Identity is a Fluid Social Construct

It wasn’t until I lived in Paris that I realized I wasn’t brown. Or, a woman. I’ve lived in America most of my life, since I was 4.5 years old. There, I am always brown.

I am brown, for example, when I walk into most shops, from a Banana Republic all the way to Neiman’s. Nearly always, a security guy or sales clerk follows me around. Not in that target-rich kinda way, either. If they knew how much I spend and overspend on clothing, they SHOULD follow me around ready to hold my bag, and offer me Perrier. But, instead, they follow me around assuming that I am a shoplifter. At Neiman’s, I always think ‘hey I recognize that guy; surely he will remember me, because of ya know… the last 10 times I bought way too much stuff here’.

I can be about to give a keynote speech, the key closing keynote on the same day Jamie Lee Fox was the opening keynote…wearing some nicety-nice outfit, and in full make up and get asked to clear the table where the attendees are eating lunch. (This happened just the other day; same event when I also didn’t get put on the program.)

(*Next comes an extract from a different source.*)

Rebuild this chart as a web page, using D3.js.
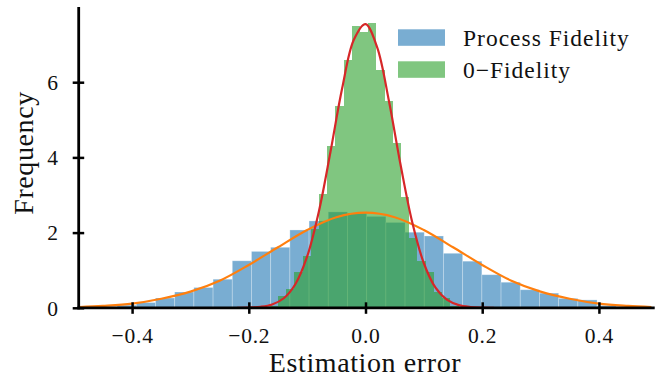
<!doctype html>
<html>
<head>
<meta charset="utf-8">
<title>Estimation error histogram</title>
<script src="https://cdn.jsdelivr.net/npm/d3@7/dist/d3.min.js"></script>
<style>
body { margin: 0; background: #fff; }
svg { display: block; font-family: 'Liberation Serif', serif; }
.tick text { font-family: 'Liberation Serif', serif; font-size: 21.5px; fill: #111; letter-spacing: 0.8px; }
.axis-title { font-size: 28px; fill: #111; letter-spacing: 0.6px; }
.legend text { font-size: 23.5px; fill: #111; letter-spacing: 1px; }
</style>
</head>
<body>
<svg id="chart" width="658" height="379"></svg>
<script>
// ticks
var xTicks = [-0.4, -0.2, 0, 0.2, 0.4];
var xTickLabels = ['\u22120.4', '\u22120.2', '0.0', '0.2', '0.4'];
var yTicks = [0, 2, 4, 6];
var seriesNames = ['Process Fidelity', '0\u2212Fidelity'];

// histogram of process fidelity error (density, 30 bins)
var processStart = -0.4915, processBin = 0.0329;
var processDensity = [0.02, 0.03, 0.07, 0.14, 0.26, 0.42, 0.54, 0.76, 1.25, 1.50,
                      1.61, 2.07, 2.31, 2.55, 2.52, 2.43, 2.27, 2.01, 1.91, 1.45,
                      1.24, 0.88, 0.68, 0.48, 0.39, 0.25, 0.21, 0.06, 0.03, 0.02];

// histogram of 0-fidelity error (density, 30 bins)
var zeroStart = -0.1923, zeroBin = 0.01407;
var zeroDensity = [0.01, 0.01, 0.04, 0.31, 0.49, 0.95, 1.38, 2.10, 3.02, 4.30,
                   5.37, 6.58, 7.50, 7.33, 7.57, 6.33, 5.49, 4.37, 2.94, 1.86,
                   1.24, 0.95, 0.42, 0.27, 0.05, 0.02, 0.01, 0, 0, 0.01];

// fitted curves
var processFitX = [-0.49, -0.45, -0.40, -0.35, -0.30, -0.25, -0.20, -0.15, -0.10, -0.05, 0,
                   0.05, 0.10, 0.15, 0.20, 0.25, 0.30, 0.35, 0.40, 0.45, 0.49];
var processFitY = [0.02, 0.05, 0.11, 0.24, 0.43, 0.72, 1.14, 1.61, 2.07, 2.41, 2.53,
                   2.41, 2.07, 1.61, 1.14, 0.72, 0.43, 0.24, 0.11, 0.05, 0.02];

var zeroFitX = [-0.22, -0.20, -0.18, -0.16, -0.14, -0.12, -0.10, -0.08, -0.06, -0.04, -0.02, 0,
                0.02, 0.04, 0.06, 0.08, 0.10, 0.12, 0.14, 0.16, 0.18, 0.20, 0.22];
var zeroFitY = [0.002, 0.007, 0.027, 0.089, 0.254, 0.633, 1.366, 2.557, 4.149, 5.839, 7.127, 7.545,
                6.927, 5.515, 3.809, 2.281, 1.185, 0.534, 0.209, 0.071, 0.021, 0.005, 0.001];

var svg = d3.select('#chart');

var x = d3.scaleLinear().domain([-0.4915, 0.4956]).range([78.7, 654.7]);
var y = d3.scaleLinear().domain([0, 8]).range([307.8, 7]);

function bins(start, w, vals) {
  return vals.map(function(v, i) { return { x0: start + i * w, x1: start + (i + 1) * w, v: v }; });
}

// process fidelity bars
svg.append('g')
  .selectAll('rect')
  .data(bins(processStart, processBin, processDensity))
  .join('rect')
    .attr('x', function(d) { return x(d.x0); })
    .attr('width', function(d) { return x(d.x1) - x(d.x0); })
    .attr('y', function(d) { return y(d.v); })
    .attr('height', function(d) { return y(0) - y(d.v); })
    .attr('fill', '#1f77b4')
    .attr('fill-opacity', 0.6)
    .attr('stroke', '#fff')
    .attr('stroke-opacity', 0.35)
    .attr('stroke-width', 0.8);

// 0-fidelity bars
svg.append('g')
  .attr('shape-rendering', 'crispEdges')
  .selectAll('rect')
  .data(bins(zeroStart, zeroBin, zeroDensity))
  .join('rect')
    .attr('x', function(d) { return x(d.x0); })
    .attr('width', function(d) { return x(d.x1) - x(d.x0); })
    .attr('y', function(d) { return y(d.v); })
    .attr('height', function(d) { return y(0) - y(d.v); })
    .attr('fill', '#2ca02c')
    .attr('fill-opacity', 0.6);

var line = d3.line()
  .x(function(d) { return x(d[0]); })
  .y(function(d) { return y(d[1]); })
  .curve(d3.curveCatmullRom.alpha(0.5));

svg.append('path')
  .datum(d3.zip(processFitX, processFitY))
  .attr('d', line)
  .attr('fill', 'none')
  .attr('stroke', '#ff7f0e')
  .attr('stroke-width', 2.2);

svg.append('path')
  .datum(d3.zip(zeroFitX, zeroFitY))
  .attr('d', line)
  .attr('fill', 'none')
  .attr('stroke', '#d62728')
  .attr('stroke-width', 2.2);

// axes (ticks go both in and out like matplotlib 'inout')
var xAxis = svg.append('g')
  .attr('transform', 'translate(0,' + y(0) + ')')
  .call(d3.axisBottom(x).tickValues(xTicks)
    .tickFormat(function(d, i) { return xTickLabels[i]; })
    .tickSizeOuter(0).tickPadding(14));
xAxis.attr('font-family', null).attr('font-size', null);
xAxis.select('.domain').attr('stroke', '#000').attr('stroke-width', 2.8)
  .attr('d', 'M' + (x.range()[0] - 1.4) + ',0H' + x.range()[1]);
xAxis.selectAll('.tick line').attr('y1', -5.5).attr('y2', 6).attr('stroke-width', 2.5);

var yAxis = svg.append('g')
  .attr('transform', 'translate(' + x.range()[0] + ',0)')
  .call(d3.axisLeft(y).tickValues(yTicks).tickFormat(d3.format('d'))
    .tickSizeOuter(0).tickPadding(14));
yAxis.attr('font-family', null).attr('font-size', null);
yAxis.select('.domain').attr('stroke', '#000').attr('stroke-width', 2.8)
  .attr('d', 'M0,' + y.range()[1] + 'V' + (y(0) + 1.4));
yAxis.selectAll('.tick line').attr('x1', -6).attr('x2', 5.5).attr('stroke-width', 2.5);
yAxis.selectAll('.tick text').attr('dy', '0.34em');

svg.append('text')
  .attr('class', 'axis-title')
  .attr('x', 365)
  .attr('y', 372)
  .attr('text-anchor', 'middle')
  .text('Estimation error');

svg.append('text')
  .attr('class', 'axis-title')
  .attr('transform', 'translate(33,153) rotate(-90)')
  .attr('text-anchor', 'middle')
  .text('Frequency');

// legend
var legend = svg.append('g').attr('class', 'legend');
var legendColors = ['#1f77b4', '#2ca02c'];
var items = legend.selectAll('g')
  .data(seriesNames)
  .join('g')
    .attr('transform', function(d, i) { return 'translate(398,' + (29.3 + i * 32) + ')'; });
items.append('rect')
  .attr('width', 47).attr('height', 16.5)
  .attr('fill', function(d, i) { return legendColors[i]; })
  .attr('fill-opacity', 0.6);
items.append('text')
  .attr('x', 65).attr('y', 16.3)
  .text(function(d) { return d; });
</script>
</body>
</html>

But, despite the many things I AM, I am often assumed to not be any of those things because, in America, I am brown.

In France, people pretty much figured out I know how to shop the minute they spotted me. I didn’t dress any different, I just was seen differently there.

And I also wasn’t a woman. I never got handed a “woman’s menu”, and if I was the one who asked, “l’addition s’il vous plait”, no one ever came back and handed the man the bill which happens so often in America. Back when I was CEO and founder of Rubicon, I took plenty of really senior execs from major companies like SAP, GE, Adobe, etc, out for meals to talk strategy in a different setting and almost every darn time (EVERY. DARN. TIME), the high-end restaurant would presume I was the guest and the man “in charge”. Even as that executive man was turning to ME as an executive peer for advice on how to save his critically failing business.

How Others See You Affects Who You Are

It was in Paris that I wasn’t brown, nor a woman. Before this moment, I never really got how much identity is not just a personal sense, but also a social construct.

How others see you affects who you are. And this of course affects your agency, the capacity to act on your own interests, on your own behalf.

It’s not that I can’t still shop at Neiman’s. But it does change my behavior. For example, I don’t pick things up to then match it to other things because I’m afraid of how it might look to someone. I will wait for a sales clerk to find me and then ask. So that one simple thing costs me my time. It’s a tax that I pay that some others don’t. And I pay it over and over again. So it adds up. The bill coming to the guy? I have to then reach over to get the bill, instead of getting it handed to me.

It undercuts my own authority to have to do more than a man would in the same situation. And those little things add up. And, in an ever so slight way, diminishes me.

And again, that adds up, too. In meeting after meeting at a company, I have to assert my right to have an opinion but then at lunch, I can’t even hand over money? Yeah, it’s ridiculous.

Identity is Fluid

We are each many things. Our identity is multifaceted and distinctly our own. It is a function of where we’ve come from, our vertical identity: our parents, race, gender, age, socioeconomic status and so on. Our identity is also shaped by what we’ve developed: those skills and interests into which we’ve poured our 10,000 hours, and often (but not always) shows up in our vocation. But it’s not just our past or our work that defines us, we can also have as our identity those things we dream as possible, what I sometimes label as horizontal identity because it is what pulls us into the future. And as we grow and adapt, that identity shifts also.

When researching Onlyness, I was thinking about the interlinked ideas of agency and power and identity in a city where all of that got remixed again. (It’s not that Paris or France doesn’t have it’s own bias structures of who is in and out. And I’m happy to share what those are, if you’re interested). It was there that I clearly understood: identity is not fixed, it’s fluid.

And so it was wonderful to come back and share that and other takes during this interactive talk at the American Library of Paris a few weeks back.

NEXT/ACT/DO

We’re only as strong as the people around us let us be. Which is why it matters that we can now shape our power, by shaping our community and context. Where is it you can be you? Who does that for you? When you realize identity is fluid, contextual and shapes what you can do, you can also put yourself into a context that enables all of you.